Mons. José Rafael Quirós Quirós, arzobispo metropolitano de San José
La
Pascua no es solo el recuerdo de un acontecimiento; es la proclamación de una
verdad presente y eterna: ¡Nuestro Señor vive! No seguimos a un líder que quedó
en la tumba, ni a un maestro cuya voz se apagó con el tiempo. Seguimos al
Viviente, al Señor que ha vencido la muerte y cuya presencia transforma el
mundo.
Acompañamos
a Jesús desde su entrada triunfal a Jerusalén hasta la cruz, lo vimos entregar
su vida por amor, experimentar el abandono y el dolor más profundo. Pero ese
camino no terminó allí. La cruz no fue el final, sino la puerta a la vida
verdadera. El sepulcro vacío no es solo prueba de su resurrección, sino señal
de que la muerte ha sido vencida y de que la última palabra la tiene Dios, no
el sufrimiento, tampoco la desesperanza, ni el pecado.
Es
esencial abrir nuestro corazón a Cristo, el que fue crucificado y resucitado, y
permitir que Él transforme nuestras vidas.
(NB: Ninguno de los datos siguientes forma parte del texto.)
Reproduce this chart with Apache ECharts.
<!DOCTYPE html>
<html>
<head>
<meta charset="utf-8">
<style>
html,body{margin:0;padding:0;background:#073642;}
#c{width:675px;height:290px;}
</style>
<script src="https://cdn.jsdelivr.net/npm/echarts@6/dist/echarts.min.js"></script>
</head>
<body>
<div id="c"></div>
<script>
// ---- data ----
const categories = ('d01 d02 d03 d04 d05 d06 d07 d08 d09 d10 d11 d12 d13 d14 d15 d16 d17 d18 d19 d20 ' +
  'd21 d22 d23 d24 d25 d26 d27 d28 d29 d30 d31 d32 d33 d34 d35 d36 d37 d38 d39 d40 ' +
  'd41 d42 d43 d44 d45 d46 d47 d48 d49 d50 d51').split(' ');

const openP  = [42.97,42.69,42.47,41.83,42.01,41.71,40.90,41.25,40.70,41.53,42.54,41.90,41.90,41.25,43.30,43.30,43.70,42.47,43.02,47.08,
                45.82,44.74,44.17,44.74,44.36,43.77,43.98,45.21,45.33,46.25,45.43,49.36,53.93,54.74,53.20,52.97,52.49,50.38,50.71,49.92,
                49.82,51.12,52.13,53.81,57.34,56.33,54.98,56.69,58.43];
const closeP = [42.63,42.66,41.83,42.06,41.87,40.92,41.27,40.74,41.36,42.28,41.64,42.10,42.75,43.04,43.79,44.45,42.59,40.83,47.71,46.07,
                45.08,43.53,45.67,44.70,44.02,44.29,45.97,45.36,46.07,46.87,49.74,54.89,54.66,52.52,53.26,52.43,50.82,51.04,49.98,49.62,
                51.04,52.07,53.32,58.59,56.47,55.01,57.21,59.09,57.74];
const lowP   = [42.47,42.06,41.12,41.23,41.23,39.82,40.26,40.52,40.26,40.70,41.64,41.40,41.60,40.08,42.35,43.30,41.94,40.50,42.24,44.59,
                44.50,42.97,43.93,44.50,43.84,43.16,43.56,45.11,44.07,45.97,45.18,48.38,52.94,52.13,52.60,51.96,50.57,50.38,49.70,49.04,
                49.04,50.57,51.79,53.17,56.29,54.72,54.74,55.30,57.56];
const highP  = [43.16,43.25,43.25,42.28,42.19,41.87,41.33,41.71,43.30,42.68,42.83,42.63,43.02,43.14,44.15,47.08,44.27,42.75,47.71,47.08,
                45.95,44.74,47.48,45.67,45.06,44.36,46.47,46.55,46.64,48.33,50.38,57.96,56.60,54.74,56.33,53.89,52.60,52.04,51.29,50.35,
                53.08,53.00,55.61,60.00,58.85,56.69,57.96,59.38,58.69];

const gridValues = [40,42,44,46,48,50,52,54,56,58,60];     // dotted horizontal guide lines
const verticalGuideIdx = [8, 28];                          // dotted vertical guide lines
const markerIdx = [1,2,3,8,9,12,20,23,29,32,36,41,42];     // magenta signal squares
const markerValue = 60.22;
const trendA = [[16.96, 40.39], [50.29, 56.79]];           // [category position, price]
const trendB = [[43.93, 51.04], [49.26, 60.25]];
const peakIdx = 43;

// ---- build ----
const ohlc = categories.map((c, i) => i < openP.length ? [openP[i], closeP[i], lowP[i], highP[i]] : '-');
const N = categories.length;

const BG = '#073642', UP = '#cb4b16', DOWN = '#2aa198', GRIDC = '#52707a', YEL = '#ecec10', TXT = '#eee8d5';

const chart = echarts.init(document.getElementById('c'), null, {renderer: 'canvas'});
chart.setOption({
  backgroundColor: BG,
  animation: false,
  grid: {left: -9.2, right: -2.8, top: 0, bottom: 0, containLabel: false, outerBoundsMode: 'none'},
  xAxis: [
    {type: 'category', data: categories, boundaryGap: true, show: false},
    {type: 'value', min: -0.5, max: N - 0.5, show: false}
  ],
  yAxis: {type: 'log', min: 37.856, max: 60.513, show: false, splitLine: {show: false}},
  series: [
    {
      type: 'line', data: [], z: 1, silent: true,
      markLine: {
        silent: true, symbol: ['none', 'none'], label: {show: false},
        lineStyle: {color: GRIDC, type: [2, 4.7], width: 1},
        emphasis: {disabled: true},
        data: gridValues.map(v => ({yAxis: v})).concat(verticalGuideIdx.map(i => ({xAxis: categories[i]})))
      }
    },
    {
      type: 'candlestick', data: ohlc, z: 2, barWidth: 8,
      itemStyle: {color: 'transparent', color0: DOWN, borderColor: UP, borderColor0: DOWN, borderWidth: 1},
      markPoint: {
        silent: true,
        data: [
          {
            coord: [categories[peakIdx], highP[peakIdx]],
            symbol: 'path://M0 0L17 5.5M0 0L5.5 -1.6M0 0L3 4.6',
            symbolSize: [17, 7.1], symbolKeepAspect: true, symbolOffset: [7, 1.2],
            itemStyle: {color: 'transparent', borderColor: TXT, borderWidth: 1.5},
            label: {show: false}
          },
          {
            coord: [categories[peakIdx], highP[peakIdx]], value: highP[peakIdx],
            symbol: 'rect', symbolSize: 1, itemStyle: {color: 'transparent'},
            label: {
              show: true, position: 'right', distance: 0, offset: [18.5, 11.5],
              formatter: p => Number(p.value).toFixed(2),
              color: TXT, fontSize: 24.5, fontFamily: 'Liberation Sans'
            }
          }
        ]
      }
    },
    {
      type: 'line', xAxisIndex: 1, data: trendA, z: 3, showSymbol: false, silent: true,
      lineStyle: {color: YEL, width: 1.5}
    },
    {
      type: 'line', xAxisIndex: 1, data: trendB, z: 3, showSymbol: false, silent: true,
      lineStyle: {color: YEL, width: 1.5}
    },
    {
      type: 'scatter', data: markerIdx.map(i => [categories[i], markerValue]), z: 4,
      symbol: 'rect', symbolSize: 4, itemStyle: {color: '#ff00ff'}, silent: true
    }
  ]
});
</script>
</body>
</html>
Él ofrece a todos la oportunidad de
vivir una alegría auténtica, un gozo profundo que hace que la vida humana se
renueve, se llene de belleza y se colme de esperanza.
Proclamemos
hoy y siempre con ánimo renovado: Él está vivo y vive en su Iglesia, que es su
Cuerpo, en cada comunidad reunida en su nombre. Vive en su Palabra, que no es
letra muerta, sino espíritu y vida (Jn 6,63). Vive en la Eucaristía, donde se
nos da como alimento verdadero. Vive en el hermano que sufre, en el pobre, en
el necesitado, en aquel que nos tiende la mano pidiendo ayuda y en aquel que
nos la ofrece cuando más lo necesitamos.
Cristo
vive en los corazones que aman, en cada gesto de reconciliación, en cada acto
de misericordia. Vive en aquellos que han hecho del Evangelio su forma de vida
y que anuncian con su testimonio que el amor es más fuerte que el odio, que la
esperanza es más grande que el miedo, que la vida nueva es posible para quien
cree.
Si
en verdad creemos que Cristo vive, no podemos vivir como si estuviera muerto.
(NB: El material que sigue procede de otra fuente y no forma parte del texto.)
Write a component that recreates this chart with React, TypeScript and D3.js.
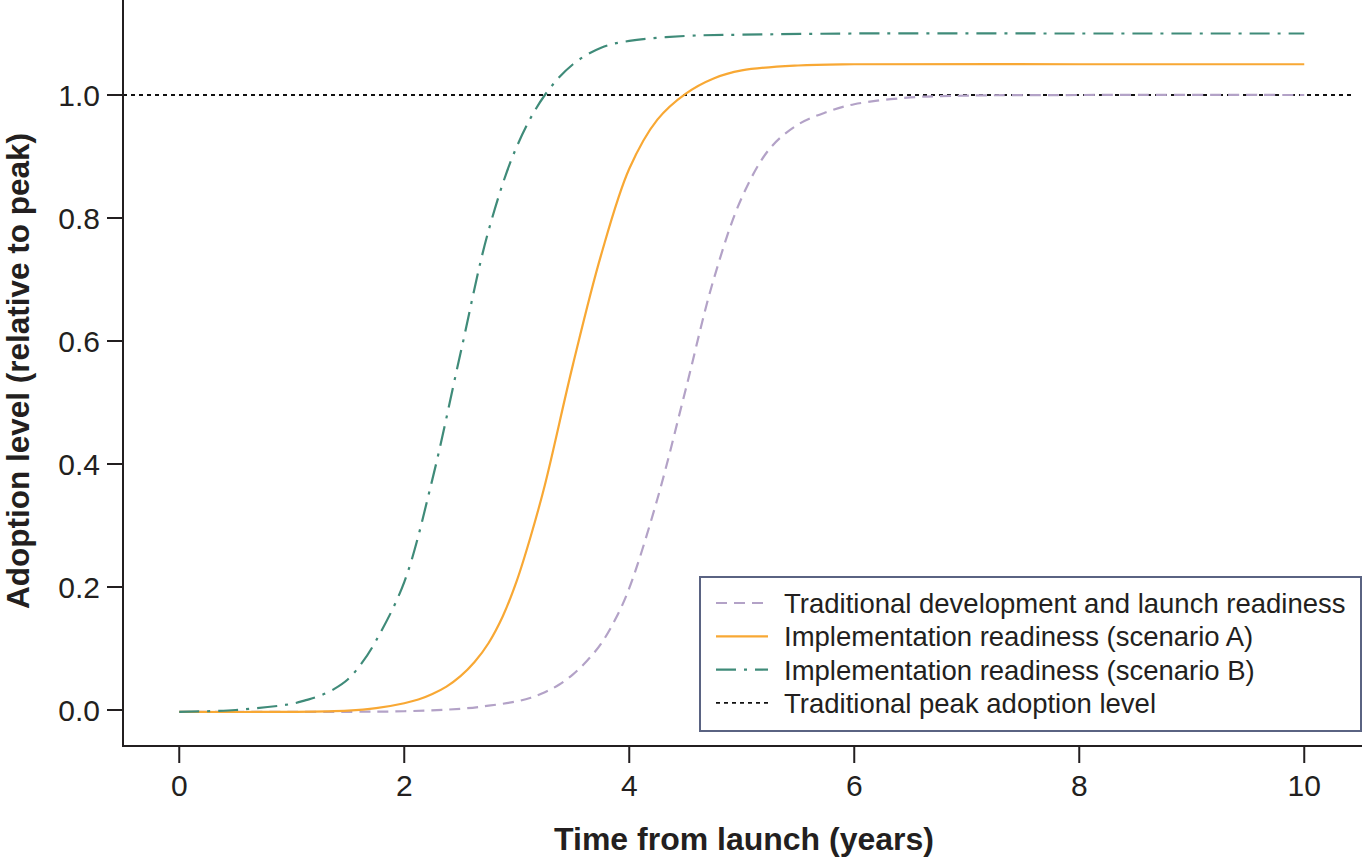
import * as d3 from 'd3';

// Adoption curves, [years since launch, adoption relative to traditional peak]
const traditional: [number, number][] = [
  [0, -0.003], [1, -0.003], [2, -0.002], [2.5, 0.002], [2.75, 0.007], [3, 0.014],
  [3.125, 0.02], [3.25, 0.029], [3.375, 0.041], [3.5, 0.058], [3.625, 0.08], [3.75, 0.108],
  [3.875, 0.147], [4, 0.198], [4.25, 0.343], [4.5, 0.52], [4.75, 0.7], [5, 0.833],
  [5.25, 0.913], [5.5, 0.952], [5.75, 0.972], [6, 0.985], [6.5, 0.996], [7, 0.999],
  [8, 1.0], [10, 1.0],
];

const scenarioA: [number, number][] = [
  [0, -0.003], [1, -0.003], [1.5, -0.001], [1.75, 0.003], [2, 0.011], [2.125, 0.017],
  [2.25, 0.026], [2.375, 0.038], [2.5, 0.055], [2.625, 0.078], [2.75, 0.109],
  [2.875, 0.152], [3, 0.21], [3.125, 0.283], [3.25, 0.366], [3.5, 0.562], [3.75, 0.74],
  [4, 0.88], [4.25, 0.96], [4.5, 1.002], [4.75, 1.027], [5, 1.04], [5.5, 1.048],
  [6, 1.05], [8, 1.05], [10, 1.05],
];

const scenarioB: [number, number][] = [
  [0, -0.003], [0.5, 0.0], [1, 0.01], [1.125, 0.016], [1.25, 0.023], [1.375, 0.034],
  [1.5, 0.05], [1.625, 0.077], [1.75, 0.113], [2, 0.208], [2.25, 0.375], [2.5, 0.58],
  [2.75, 0.78], [3, 0.916], [3.25, 1.0], [3.5, 1.05], [3.75, 1.077], [4, 1.088],
  [4.5, 1.096], [5, 1.098], [6, 1.1], [8, 1.1], [10, 1.1],
];

const peakLevel = 1.0;
const peakSpan = [-0.5, 10.45];

const xTicks = [0, 2, 4, 6, 8, 10];
const yTicks = [0, 0.2, 0.4, 0.6, 0.8, 1.0];

const legendLabels = [
  'Traditional development and launch readiness',
  'Implementation readiness (scenario A)',
  'Implementation readiness (scenario B)',
  'Traditional peak adoption level',
];

const W = 1364;
const H = 859;
const FONT = '"Liberation Sans", Arial, Helvetica, sans-serif';
const INK = '#231f20';

const styles = [
  { color: '#b3a2c7', dash: '11 7', width: 2.2 },
  { color: '#f8a834', dash: 'none', width: 2.2 },
  { color: '#3f8b79', dash: '20 8 3 8', width: 2.2 },
  { color: '#111111', dash: '4 4', width: 1.8 },
];

export default function App() {
  const x = d3.scaleLinear().domain([-0.5, 10.5]).range([123, 1360.5]);
  const y = d3.scaleLinear().domain([0, 1]).range([710, 95]);

  const line = d3
    .line<[number, number]>()
    .x((d) => x(d[0]))
    .y((d) => y(d[1]))
    .curve(d3.curveCatmullRom.alpha(0.5));

  const axisBottom = 746;
  const series = [traditional, scenarioA, scenarioB];

  const legend = { x: 700, y: 577, w: 661, h: 154 };
  const rowY = (i: number) => 603 + i * 33.3;

  return (
    <svg
      width={W}
      height={H}
      style={{ position: 'absolute', left: 0, top: 0, display: 'block', background: '#fff' }}
    >
      {/* reference peak */}
      <line
        x1={x(peakSpan[0])}
        x2={x(peakSpan[1])}
        y1={y(peakLevel)}
        y2={y(peakLevel)}
        stroke={styles[3].color}
        strokeWidth={styles[3].width}
        strokeDasharray={styles[3].dash}
      />

      {/* curves, drawn back to front */}
      {series.map((s, i) => (
        <path
          key={i}
          d={line(s) ?? ''}
          fill="none"
          stroke={styles[i].color}
          strokeWidth={styles[i].width}
          strokeDasharray={styles[i].dash}
        />
      ))}

      {/* axes */}
      <line x1={123} x2={123} y1={0} y2={axisBottom + 1} stroke={INK} strokeWidth={2} />
      <line x1={122} x2={1362} y1={axisBottom} y2={axisBottom} stroke={INK} strokeWidth={2} />

      {yTicks.map((t) => (
        <g key={t}>
          <line x1={107} x2={123} y1={y(t)} y2={y(t)} stroke={INK} strokeWidth={2} />
          <text
            x={100}
            y={y(t) + 11}
            textAnchor="end"
            fontFamily={FONT}
            fontSize={30}
            fill={INK}
          >
            {t.toFixed(1)}
          </text>
        </g>
      ))}

      {xTicks.map((t) => (
        <g key={t}>
          <line x1={x(t)} x2={x(t)} y1={axisBottom} y2={763} stroke={INK} strokeWidth={2} />
          <text
            x={x(t)}
            y={796}
            textAnchor="middle"
            fontFamily={FONT}
            fontSize={30}
            fill={INK}
          >
            {t}
          </text>
        </g>
      ))}

      <text
        x={744}
        y={850}
        textAnchor="middle"
        fontFamily={FONT}
        fontSize={32}
        fontWeight="bold"
        fill={INK}
      >
        Time from launch (years)
      </text>
      <text
        transform="translate(29,371) rotate(-90)"
        textAnchor="middle"
        fontFamily={FONT}
        fontSize={31.5}
        fontWeight="bold"
        fill={INK}
      >
        Adoption level (relative to peak)
      </text>

      {/* legend */}
      <rect
        x={legend.x}
        y={legend.y}
        width={legend.w}
        height={legend.h}
        fill="#fff"
        stroke="#5a6382"
        strokeWidth={2}
      />
      {legendLabels.map((label, i) => (
        <g key={label}>
          <line
            x1={716}
            x2={768}
            y1={rowY(i)}
            y2={rowY(i)}
            stroke={styles[i].color}
            strokeWidth={styles[i].width}
            strokeDasharray={styles[i].dash}
          />
          <text
            x={784}
            y={rowY(i) + 10}
            fontFamily={FONT}
            fontSize={27.5}
            fill={INK}
          >
            {label}
          </text>
        </g>
      ))}
    </svg>
  );
}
La fe en el Resucitado nos lanza a una vida nueva, a una existencia marcada por
la alegría profunda, por la certeza de que no estamos solos. Nos invita a ser
testigos, a irradiar la luz de la Pascua, a no conformarnos con una fe
rutinaria, sino a vivir con la certeza de que el Señor está con nosotros todos
los días, hasta el fin del mundo (Mt 28,20).
Decirse
discípulo de Cristo no es cuestión de palabras. Es fácil hablar de amor y
compasión, pero si en lo cotidiano hay indiferencia y egoísmo, algo no cuadra.
Jesús no llamó a construir una fe de apariencias, sino a manifestarlo en cada
acción. La Fe auténtica se nota, no se presume. Es tiempo de escuchar a Cristo
y empezar a vivir en Él.
No
podemos permitir que el temor, la tristeza o la indiferencia nos hagan vivir
como si la Resurrección no se hubiera dado. No sigamos buscando entre los
muertos al que está vivo (Lc 24,5). ¡Cristo vive! Y eso lo cambia todo.
Queridos
hermanos, que esta Pascua sea un renacer en la fe. Abramos los ojos para
reconocer a Cristo en nuestro caminar, como lo hicieron los discípulos de
Emaús. Abramos el corazón para dejarnos transformar por su vida. Seamos
testigos de la resurrección, anunciemos con alegría que el Señor ha vencido la
muerte y que, con Él, nosotros también hemos sido llamados a una vida nueva.
Cada
vez que elegimos amar en lugar de odiar, cada vez que optamos por la esperanza
en lugar de la resignación, el resucitado sale a nuestro encuentro para
comunicarnos su vida.
Que
la luz de Aquel que vive eternamente ilumine sus vidas, sus familias y
comunidades. ¡Cristo vive! ¡Aleluya!